School resource officers (SROs), who are usually active or retired police officers, are in many schools in the St. Louis area. While they’re present to increase student safety, not all students feel the officers make them safer.


Azariah Estes, 17, a junior at Ritenour High School, said that the three SROs she knows well at her school are “very friendly and do want to engage with students.” They helped her when she was the victim of sexual harassment, she said, and make an effort to get to know the high school community.

“Even though we never found who did it... they still gave me a sense of closure and that they are with me and that I will be okay,” she said.

Others at her school have reported less positive interactions with the officers, though, she said, and Estes understands that for some, particularly students of color, the officers provoke fear, not feelings of safety.

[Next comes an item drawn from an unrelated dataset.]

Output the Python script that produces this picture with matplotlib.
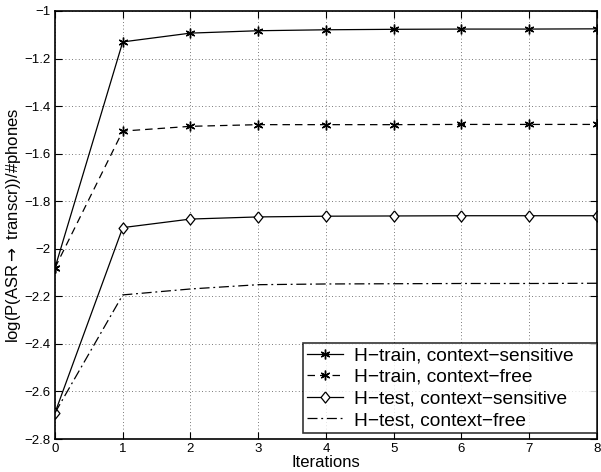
import numpy as np
import matplotlib
matplotlib.use("Agg")
import matplotlib.pyplot as plt

plt.rcParams["font.family"] = ["Liberation Sans", "DejaVu Sans"]

iterations = [0, 1, 2, 3, 4, 5, 6, 7, 8]
train_cs = [-2.08, -1.13, -1.093, -1.083, -1.079, -1.077, -1.076, -1.076, -1.075]
train_cf = [-2.08, -1.505, -1.485, -1.478, -1.478, -1.478, -1.477, -1.477, -1.477]
test_cs = [-2.69, -1.911, -1.875, -1.866, -1.863, -1.862, -1.861, -1.861, -1.861]
test_cf = [-2.69, -2.194, -2.169, -2.151, -2.148, -2.147, -2.146, -2.146, -2.145]

ytick_vals = [-2.8, -2.6, -2.4, -2.2, -2.0, -1.8, -1.6, -1.4, -1.2, -1.0]
ytick_labels = ["\u22122.8", "\u22122.6", "\u22122.4", "\u22122.2", "\u22122",
                "\u22121.8", "\u22121.6", "\u22121.4", "\u22121.2", "\u22121"]

# matlab style markers
asterisk = (6, 2, 0)
diamond = [(0, 1), (0.8, 0), (0, -1), (-0.8, 0), (0, 1)]

fig = plt.figure(figsize=(6.01, 4.72), dpi=100)
ax = fig.add_axes([0.0915, 0.0699, 0.9018, 0.9068])

ax.plot(iterations, train_cs, "k-", marker=asterisk, markersize=7, markeredgewidth=1.0,
        linewidth=0.9, label="H\u2212train, context\u2212sensitive")
ax.plot(iterations, train_cf, "k--", marker=asterisk, markersize=7, markeredgewidth=1.0,
        linewidth=0.9, dashes=(6, 4), label="H\u2212train, context\u2212free")
ax.plot(iterations, test_cs, "k-", marker=diamond, markersize=8, markeredgewidth=0.9,
        markerfacecolor="white", linewidth=0.9, label="H\u2212test, context\u2212sensitive")
ax.plot(iterations, test_cf, "k-.", linewidth=0.9, dashes=(8, 3, 1.5, 3),
        label="H\u2212test, context\u2212free")

ax.set_xlim(0, 8)
ax.set_ylim(-2.8, -1)
ax.set_xticks(iterations)
ax.set_yticks(ytick_vals)
ax.set_yticklabels(ytick_labels)
ax.tick_params(direction="in", top=True, right=True, labelsize=9.5, length=5, pad=3)
ax.grid(True, linestyle=(0, (1, 3)), color="black", linewidth=0.6, alpha=0.7)
for s in ax.spines.values():
    s.set_linewidth(1.2)

ax.set_xlabel("Iterations", fontsize=12, labelpad=0)
ax.set_ylabel("log(P(ASR$\\rightarrow$ transcr))/#phones", fontsize=12, labelpad=1)

leg = ax.legend(loc="lower left", bbox_to_anchor=(0.4576, 0.014, 0.5424, 0.2),
                mode="expand", fontsize=13.8, frameon=True, fancybox=False,
                edgecolor="black", borderaxespad=0, handlelength=1.9,
                borderpad=0.2, labelspacing=0.22, handletextpad=0.55)
leg.get_frame().set_linewidth(1.2)

fig.savefig("out.png", dpi=100)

There are 44 SROs from the St. Louis County Police Department serving in 13 county school districts. While the National Association of School Resource Officers recommends one SRO per school building, it’s unclear how many of these officers work in Missouri schools, as it’s not tracked at the state level.

According to a Brookings Institute study in 2018, the presence of SROs can make students-- particularly female students and Black students-- feel less safe.

“There is a stigma still with police officers and youth,” said Estes, who lives in St. Ann in North St. Louis County, where the police force has made news due to its aggressive and often dangerous use of police chases and other tactics, as well as a history of employing officers from larger cities in the metro area with less than stellar records, according to reports in the St. Louis Post-Dispatch.

“It just brings a fear factor in general when you see a police officer uniform and it just makes you feel on edge,” Estes said.

Estes is a member of her high school’s social justice/activism group called Game Changers, which is attempting to change the policy for SROs at her own school and require casual wear on the job.

“That’s something free, that would make the students feel like they’re not being watched by policemen, but just interacting with actual people who have lives outside their job,” she said.

Schools could also offer more opportunities for students to get to know their SROs, she said.

“I imagine having field days like we did in elementary school. Imagine having a SRO play you in basketball! I feel like that’s the best way to build community.”

Estes hopes that the work she and other youth advisory board members have started will result in lasting change at her school and the larger community.

“After the panel, there was that ‘what now’ question floating around,” she said. There’s a lot more work to be done, she added, but she hopes that the group can focus on some simple, physical changes to the school environment to make it more comfortable and less institutional, which the group believes will positively impact students’ mental health.

“Making it more friendly, and less prison-like… that’s obtainable. We always want to go for obtainable goals.”

Brie Zeltner, a former (Cleveland) Plain Dealer health reporter, is director of content and programs for the Urban Health Media Project. UHMP’s Malaya Mason is a high school senior in Washington, D.C.